Mario Draghi, ex presidente della Bce ed ex premier italiano, torna a lanciare un allarme sulla competitività europea. In un editoriale pubblicato oggi sul Financial Times, Draghi sottolinea come l’Unione Europea si stia autoimponendo dazi attraverso la burocrazia e regolamenti eccessivi, limitando così il proprio potenziale economico di fronte a potenze come Stati Uniti e Cina.
Secondo Draghi, l’attuale situazione non è sostenibile, perché equivale a frenare la crescita economica europea ancor prima di dover affrontare le nuove barriere commerciali imposte dagli Usa.
Un monito sulle vulnerabilità dell’Europa
“Le recenti settimane hanno rappresentato un chiaro monito sulle vulnerabilità dell’Europa“, scrive Draghi. L’area euro ha mostrato una crescita economica marginale alla fine del 2024, mettendo in evidenza la fragilità della ripresa.

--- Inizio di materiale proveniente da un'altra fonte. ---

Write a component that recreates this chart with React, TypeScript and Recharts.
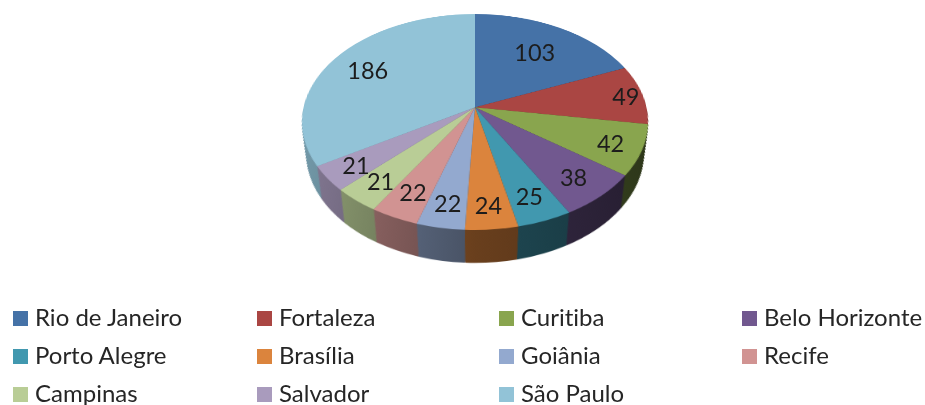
import React from 'react';
import { PieChart, Pie, Legend } from 'recharts';

const CITIES = ['Rio de Janeiro', 'Fortaleza', 'Curitiba', 'Belo Horizonte', 'Porto Alegre', 'Brasília', 'Goiânia', 'Recife', 'Campinas', 'Salvador', 'São Paulo'];
const VALUES = [103, 49, 42, 38, 25, 24, 22, 22, 21, 21, 186];
const COLORS = ['#4572A7', '#AA4643', '#89A54E', '#71588F', '#4198AF', '#DB843D', '#93A9CF', '#D19392', '#B9CD96', '#A99BBD', '#92C3D7'];
// how far out along its slice each number sits, as a share of the radius
const LABEL_REACH = [0.68, 0.9, 0.82, 0.8, 0.8, 0.82, 0.81, 0.79, 0.81, 0.82, 0.755];

const FONT = 'Lato, sans-serif';

// the pie is drawn flat and then tipped back with a perspective matrix
const BOX = 200;
const R = 180;
const SCREEN_X = 475;
const SCREEN_Y = 107.3;
const K = -0.136;
const A = 171.4;
const B = 106;
const W0 = 1 - (BOX * K) / R;
const TILT = `matrix3d(${A / R},0,0,0, ${(SCREEN_X * K) / R},${(B + SCREEN_Y * K) / R},0,${K / R}, 0,0,1,0, ${SCREEN_X * W0 - (BOX * A) / R},${SCREEN_Y * W0 - (BOX * B) / R},0,${W0})`;

const LAYERS = 44;

const shade = (hex: string, f: number) => {
  const n = parseInt(hex.slice(1), 16);
  const c = [(n >> 16) & 255, (n >> 8) & 255, n & 255].map(v => Math.round(v * f));
  return `rgb(${c[0]},${c[1]},${c[2]})`;
};

const topData = CITIES.map((city, i) => ({ city, value: VALUES[i], fill: COLORS[i] }));
const sideData = CITIES.map((city, i) => ({ city, value: VALUES[i], fill: `url(#side-${i})` }));
const layers = Array.from({ length: LAYERS }, (_, i) => 1 - i / LAYERS);

// where a point of the flat pie lands on the page
const project = (clockwiseDeg: number, reach: number) => {
  const rad = (clockwiseDeg * Math.PI) / 180;
  const u = Math.sin(rad) * reach;
  const v = -Math.cos(rad) * reach;
  const w = 1 + K * v;
  return { x: SCREEN_X + (A * u) / w, y: SCREEN_Y + (B * v) / w };
};

const renderNumber = (props: any) => {
  const { midAngle, index, value } = props;
  const p = project(90 - midAngle, LABEL_REACH[index]);
  return (
    <text x={p.x} y={p.y} dy={9.5} textAnchor="middle" fontFamily={FONT} fontSize={23.5} fill="#1c1c1c">
      {value}
    </text>
  );
};

const LEGEND_COLUMNS = [13, 257, 499, 742];
const LEGEND_ROWS = [318.5, 356, 394.5];

const renderLegend = (props: any) => (
  <div style={{ position: 'relative', width: 925, height: 405 }}>
    {(props.payload || []).map((item: any, i: number) => {
      const left = LEGEND_COLUMNS[i % 4];
      const mid = LEGEND_ROWS[Math.floor(i / 4)];
      return (
        <div key={item.value} style={{ position: 'absolute', left, top: mid - 15, height: 30, display: 'flex', alignItems: 'center', whiteSpace: 'nowrap' }}>
          <span style={{ width: 15, height: 15, background: COLORS[i], marginRight: 7 }} />
          <span style={{ position: 'relative', top: -2, fontFamily: FONT, fontSize: 24, color: '#262626', fontVariantLigatures: 'none' }}>{item.value}</span>
        </div>
      );
    })}
  </div>
);

export default function App() {
  return (
    <div style={{ position: 'absolute', left: 0, top: 0, width: 925, height: 405, overflow: 'hidden', background: '#fff', filter: 'blur(0.4px)' }}>
      <div style={{ position: 'absolute', left: 0, top: 0, transformOrigin: '0 0', transform: TILT }}>
        <PieChart width={BOX * 2} height={450} margin={{ top: 0, right: 0, bottom: 0, left: 0 }}>
          <defs>
            {COLORS.map((c, i) => (
              <linearGradient key={c} id={`side-${i}`} gradientUnits="userSpaceOnUse" x1={20} y1={0} x2={380} y2={0}>
                <stop offset="0%" stopColor={shade(c, 0.8)} />
                <stop offset="50%" stopColor={shade(c, 0.48)} />
                <stop offset="100%" stopColor={shade(c, 0.32)} />
              </linearGradient>
            ))}
          </defs>
          {layers.map(t => (
            <Pie
              key={t}
              data={sideData}
              dataKey="value"
              nameKey="city"
              cx={BOX}
              cy={BOX + t * 0.287 * R}
              outerRadius={R * (1 - 0.063 * t)}
              startAngle={90}
              endAngle={-270}
              stroke="none"
              isAnimationActive={false}
            />
          ))}
          <Pie
            data={topData}
            dataKey="value"
            nameKey="city"
            cx={BOX}
            cy={BOX}
            outerRadius={R}
            startAngle={90}
            endAngle={-270}
            stroke="none"
            isAnimationActive={false}
          />
        </PieChart>
      </div>
      <div style={{ position: 'absolute', left: 0, top: 0 }}>
        <PieChart width={925} height={405} margin={{ top: 0, right: 0, bottom: 0, left: 0 }}>
          <Pie
            data={topData}
            dataKey="value"
            nameKey="city"
            cx={475}
            cy={110}
            outerRadius={90}
            startAngle={90}
            endAngle={-270}
            fill="none"
            fillOpacity={0}
            stroke="none"
            label={renderNumber}
            labelLine={false}
            isAnimationActive={false}
          />
          <Legend itemSorter={null} content={renderLegend} wrapperStyle={{ position: 'absolute', left: 0, top: 0, width: 925, height: 405, pointerEvents: 'none' }} />
        </PieChart>
      </div>
    </div>
  );
}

Nel frattempo, gli Stati Uniti hanno avviato nuove politiche protezionistiche, imponendo dazi ai principali partner commerciali, con l’Ue tra i prossimi obiettivi. Questa situazione, sottolinea Draghi, accresce le incertezze sulla crescita europea, che dipende fortemente dalla domanda estera.
Ue stretta tra barriere interne e ostacoli normativi
Secondo Draghi, due fattori principali hanno portato l’Europa a questa situazione:
- Barriere interne e regolamenti eccessivi – “Questi ostacoli sono più dannosi di qualsiasi dazio imposto dagli Usa”, avverte l’ex premier. Secondo il Fmi, le barriere interne dell’Ue equivalgono a tariffe del 45% nel settore manifatturiero e del 110% nei servizi. Ciò limita gli scambi tra Paesi membri, rendendoli meno della metà di quelli che avvengono all’interno degli Stati Uniti.
- Una domanda interna debole – Dal 2008, l’Ue ha mostrato una cronica debolezza della domanda interna. “Gli Stati Uniti hanno immesso oltre cinque volte più fondi nell’economia rispetto all’area euro, tra il 2009 e il 2024, attraverso politiche fiscali espansive“, evidenzia Draghi.

L’impatto delle barriere interne e della regolamentazione sul digitale
Le politiche europee, secondo Draghi, hanno frenato la crescita proprio nei settori più innovativi. “L’Ue ha esteso la regolamentazione al settore digitale, ostacolando lo sviluppo delle aziende tecnologiche. Il Gdpr, ad esempio, ha ridotto i profitti delle piccole imprese tecnologiche fino al 12%“. Questo ha avuto un impatto particolarmente negativo, considerando che il settore dei servizi rappresenta circa il 70% del Pil dell’Unione.
Secondo Draghi, le difficoltà dell’Europa sono in gran parte auto-inflitte , risolvibili con le giuste scelte politiche. “Eliminare i vincoli normativi e burocratici favorirebbe la crescita dei settori più innovativi e ridurrebbe la dipendenza dalle esportazioni, senza bisogno di nuove barriere commerciali”. In questo contesto, il Competitiveness Compass della Commissione Europea fornisce una strategia chiara per rilanciare la competitività e la sostenibilità.
Ma serve un cambiamento radicale di mentalità
Per Draghi, tuttavia, un vero cambiamento richiede un “radicale cambio di mentalità“. Finora l’Ue si è concentrata su obiettivi singoli o nazionali, senza considerare i costi collettivi delle proprie scelte. “L’approccio attuale non ha migliorato il benessere dei cittadini europei, non ha rafforzato le finanze pubbliche, né aumentato l’autonomia nazionale”, sostiene l’ex presidente della Bce. Per questo, conclude, un cambiamento profondo nelle politiche europee è ormai imprescindibile.